Last year the Trussell Trust reported that food banks in its UK network gave more than 2.5 million emergency food parcels to people facing crisis between April 2020 and March 2021. More than 980,000 of these went to children.
A year on, the situation is even bleaker, and I will be continuing to challenge the Government in Parliament to do more to help all those who now face unacceptable hardship.
In the sixth richest country in the world, we are facing the damning reality that people are having to choose between food and fuel. That is completely unacceptable and is a clear ideological decision by the Tories, given they ruled out options such as a windfall tax on energy companies that have just posted multi-billion pound profits.
How have we ended up here?
As I’ve already alluded to, it is important to remember that this was not inevitable. The Conservative Government is making the cost of living crisis worse through tax hikes, low growth, falling real wages, and a failure to tackle inflation and the energy crisis.
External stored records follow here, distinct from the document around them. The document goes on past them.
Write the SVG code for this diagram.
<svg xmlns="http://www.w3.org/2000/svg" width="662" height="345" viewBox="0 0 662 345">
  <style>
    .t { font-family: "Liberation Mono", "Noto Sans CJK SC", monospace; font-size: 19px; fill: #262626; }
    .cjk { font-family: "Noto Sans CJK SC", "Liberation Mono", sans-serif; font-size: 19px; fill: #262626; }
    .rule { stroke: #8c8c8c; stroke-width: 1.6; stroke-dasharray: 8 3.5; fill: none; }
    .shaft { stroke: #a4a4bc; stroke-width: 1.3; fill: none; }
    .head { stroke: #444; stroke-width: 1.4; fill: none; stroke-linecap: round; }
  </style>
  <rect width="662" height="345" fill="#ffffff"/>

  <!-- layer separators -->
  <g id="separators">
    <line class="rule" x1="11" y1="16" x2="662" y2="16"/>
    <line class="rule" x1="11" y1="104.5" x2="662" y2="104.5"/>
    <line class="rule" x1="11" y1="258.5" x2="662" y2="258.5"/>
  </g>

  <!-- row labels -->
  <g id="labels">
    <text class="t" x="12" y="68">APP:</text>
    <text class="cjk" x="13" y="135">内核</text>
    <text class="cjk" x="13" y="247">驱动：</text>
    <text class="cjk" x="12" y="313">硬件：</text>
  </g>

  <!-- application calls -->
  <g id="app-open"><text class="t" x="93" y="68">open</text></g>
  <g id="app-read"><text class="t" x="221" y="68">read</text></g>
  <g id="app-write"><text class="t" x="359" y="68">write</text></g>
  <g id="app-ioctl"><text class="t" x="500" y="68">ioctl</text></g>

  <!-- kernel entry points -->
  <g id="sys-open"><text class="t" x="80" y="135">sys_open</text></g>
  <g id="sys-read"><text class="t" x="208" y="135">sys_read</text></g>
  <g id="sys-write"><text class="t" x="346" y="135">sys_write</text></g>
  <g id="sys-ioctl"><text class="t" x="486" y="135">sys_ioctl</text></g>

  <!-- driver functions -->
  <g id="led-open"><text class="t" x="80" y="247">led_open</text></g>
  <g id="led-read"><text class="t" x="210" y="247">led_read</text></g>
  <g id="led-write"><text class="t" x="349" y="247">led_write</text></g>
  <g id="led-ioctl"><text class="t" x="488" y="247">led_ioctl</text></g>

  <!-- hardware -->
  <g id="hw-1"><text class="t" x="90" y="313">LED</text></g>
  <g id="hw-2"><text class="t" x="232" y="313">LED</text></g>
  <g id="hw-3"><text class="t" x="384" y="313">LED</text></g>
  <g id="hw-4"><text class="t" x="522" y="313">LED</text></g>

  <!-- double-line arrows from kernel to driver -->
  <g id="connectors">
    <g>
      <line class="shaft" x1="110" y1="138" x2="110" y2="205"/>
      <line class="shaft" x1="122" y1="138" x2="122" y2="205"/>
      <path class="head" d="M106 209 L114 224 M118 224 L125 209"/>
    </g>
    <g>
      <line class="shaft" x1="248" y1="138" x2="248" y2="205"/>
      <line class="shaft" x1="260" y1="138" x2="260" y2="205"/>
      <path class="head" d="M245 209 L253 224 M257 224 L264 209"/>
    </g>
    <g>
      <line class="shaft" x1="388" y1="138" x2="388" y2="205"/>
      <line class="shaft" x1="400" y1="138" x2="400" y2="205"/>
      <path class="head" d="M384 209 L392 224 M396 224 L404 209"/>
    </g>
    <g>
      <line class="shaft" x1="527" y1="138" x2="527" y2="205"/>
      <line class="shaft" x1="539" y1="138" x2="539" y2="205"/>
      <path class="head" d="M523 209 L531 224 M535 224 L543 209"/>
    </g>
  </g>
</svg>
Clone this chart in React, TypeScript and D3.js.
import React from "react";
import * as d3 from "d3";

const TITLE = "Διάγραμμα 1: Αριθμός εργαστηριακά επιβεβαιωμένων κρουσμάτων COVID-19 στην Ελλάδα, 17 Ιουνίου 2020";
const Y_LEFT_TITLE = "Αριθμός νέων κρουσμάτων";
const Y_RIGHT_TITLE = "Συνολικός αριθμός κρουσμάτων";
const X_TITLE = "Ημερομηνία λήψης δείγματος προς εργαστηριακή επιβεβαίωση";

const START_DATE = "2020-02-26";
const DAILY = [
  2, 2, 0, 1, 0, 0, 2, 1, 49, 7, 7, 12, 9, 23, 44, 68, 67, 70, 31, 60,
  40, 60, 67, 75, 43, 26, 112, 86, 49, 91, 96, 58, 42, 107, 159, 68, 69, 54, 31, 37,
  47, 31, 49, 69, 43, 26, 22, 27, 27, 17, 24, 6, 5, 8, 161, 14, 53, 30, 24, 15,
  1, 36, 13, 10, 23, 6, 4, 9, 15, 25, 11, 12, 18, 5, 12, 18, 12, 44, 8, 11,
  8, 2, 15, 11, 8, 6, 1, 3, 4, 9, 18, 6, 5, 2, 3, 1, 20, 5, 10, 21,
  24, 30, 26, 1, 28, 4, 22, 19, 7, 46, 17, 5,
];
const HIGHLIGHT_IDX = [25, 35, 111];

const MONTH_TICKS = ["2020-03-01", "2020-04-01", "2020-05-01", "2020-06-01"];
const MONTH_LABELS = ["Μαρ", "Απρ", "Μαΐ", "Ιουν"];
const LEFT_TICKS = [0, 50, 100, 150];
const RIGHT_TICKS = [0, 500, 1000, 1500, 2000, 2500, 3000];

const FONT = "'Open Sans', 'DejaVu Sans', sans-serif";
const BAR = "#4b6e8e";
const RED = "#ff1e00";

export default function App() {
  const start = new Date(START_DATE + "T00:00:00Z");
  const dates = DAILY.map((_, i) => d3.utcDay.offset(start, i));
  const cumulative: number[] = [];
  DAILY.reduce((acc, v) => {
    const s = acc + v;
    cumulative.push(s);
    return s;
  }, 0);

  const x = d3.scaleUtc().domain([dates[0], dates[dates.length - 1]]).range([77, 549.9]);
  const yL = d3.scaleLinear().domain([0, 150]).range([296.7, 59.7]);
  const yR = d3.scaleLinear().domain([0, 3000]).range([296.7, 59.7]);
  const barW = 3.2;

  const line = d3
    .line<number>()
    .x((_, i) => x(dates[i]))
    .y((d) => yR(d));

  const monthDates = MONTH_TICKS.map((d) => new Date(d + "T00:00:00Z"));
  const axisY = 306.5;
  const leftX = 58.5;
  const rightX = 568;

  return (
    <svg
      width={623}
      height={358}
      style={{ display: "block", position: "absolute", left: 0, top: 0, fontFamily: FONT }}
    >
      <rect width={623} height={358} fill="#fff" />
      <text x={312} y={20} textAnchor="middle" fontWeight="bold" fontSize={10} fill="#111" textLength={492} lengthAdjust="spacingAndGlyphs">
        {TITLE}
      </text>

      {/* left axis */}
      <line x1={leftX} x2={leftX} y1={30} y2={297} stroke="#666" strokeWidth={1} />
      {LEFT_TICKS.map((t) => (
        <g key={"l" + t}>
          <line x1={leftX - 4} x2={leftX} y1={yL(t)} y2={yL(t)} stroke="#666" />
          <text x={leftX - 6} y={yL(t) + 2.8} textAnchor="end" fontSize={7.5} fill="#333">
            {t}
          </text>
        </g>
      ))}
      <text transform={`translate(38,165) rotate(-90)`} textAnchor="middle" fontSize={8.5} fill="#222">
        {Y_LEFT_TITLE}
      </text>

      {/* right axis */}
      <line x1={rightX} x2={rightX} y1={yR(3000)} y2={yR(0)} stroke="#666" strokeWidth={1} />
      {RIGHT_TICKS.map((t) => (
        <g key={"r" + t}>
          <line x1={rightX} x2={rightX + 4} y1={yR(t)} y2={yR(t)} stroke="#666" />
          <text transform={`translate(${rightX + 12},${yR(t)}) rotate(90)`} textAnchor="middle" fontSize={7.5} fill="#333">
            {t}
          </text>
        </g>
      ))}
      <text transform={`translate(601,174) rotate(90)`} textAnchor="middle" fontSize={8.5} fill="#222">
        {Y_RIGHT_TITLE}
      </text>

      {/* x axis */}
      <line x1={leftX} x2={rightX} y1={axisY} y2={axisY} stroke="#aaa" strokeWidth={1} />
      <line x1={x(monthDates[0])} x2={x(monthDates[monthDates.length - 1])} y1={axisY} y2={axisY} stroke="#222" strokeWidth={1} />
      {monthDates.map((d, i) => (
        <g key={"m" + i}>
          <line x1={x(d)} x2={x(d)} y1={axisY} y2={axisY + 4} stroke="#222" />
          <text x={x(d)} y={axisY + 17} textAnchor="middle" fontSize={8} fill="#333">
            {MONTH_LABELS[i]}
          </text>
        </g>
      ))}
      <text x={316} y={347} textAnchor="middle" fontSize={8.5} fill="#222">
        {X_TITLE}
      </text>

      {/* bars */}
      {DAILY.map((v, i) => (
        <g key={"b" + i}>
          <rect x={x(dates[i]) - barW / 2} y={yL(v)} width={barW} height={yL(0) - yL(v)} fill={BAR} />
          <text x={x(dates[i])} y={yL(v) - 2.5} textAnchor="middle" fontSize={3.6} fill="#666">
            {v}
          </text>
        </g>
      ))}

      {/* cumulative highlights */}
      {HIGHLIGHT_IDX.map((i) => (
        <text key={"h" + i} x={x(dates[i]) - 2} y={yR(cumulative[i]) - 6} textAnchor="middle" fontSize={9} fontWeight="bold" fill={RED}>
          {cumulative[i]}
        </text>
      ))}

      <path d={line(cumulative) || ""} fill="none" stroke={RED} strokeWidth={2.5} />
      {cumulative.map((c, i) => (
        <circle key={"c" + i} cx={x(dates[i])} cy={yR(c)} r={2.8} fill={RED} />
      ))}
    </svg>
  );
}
The Government failed to prepare properly for Brexit and the resulting labour shortage and supply chain disruption is impacting our food supplies and prices.
Working families are being hit with a triple whammy as the Conservatives are:
- cutting Universal Credit, impacting six million families,
- increasing National Insurance Contributions for working people,
- failing to protect consumers against inflation and rising energy bills despite their friends at Shell and BP making record profits
What can we do?
We demand this Government stop its obsessive attacks on the poorest. Labour would support pensioners and the lowest earners, who would receive up to £600 off bills, offsetting the expected energy increase. The Government should immediately reverse cuts to Universal Credit and increases in National Insurance.
But these are all just sticking plasters on the gaping and widening wound that separates the rich from the poor in this country. The Conservatives have spent 11 long years proving that they will never act in the interests of anyone but themselves and their Etonian pals.
Consumers should not be forced to foot the bill for rises in the cost of energy while gas companies are reporting record profits. Those in work should not need to top up their income with Universal Credit and trips to foodbanks while bankers enjoy record bonuses.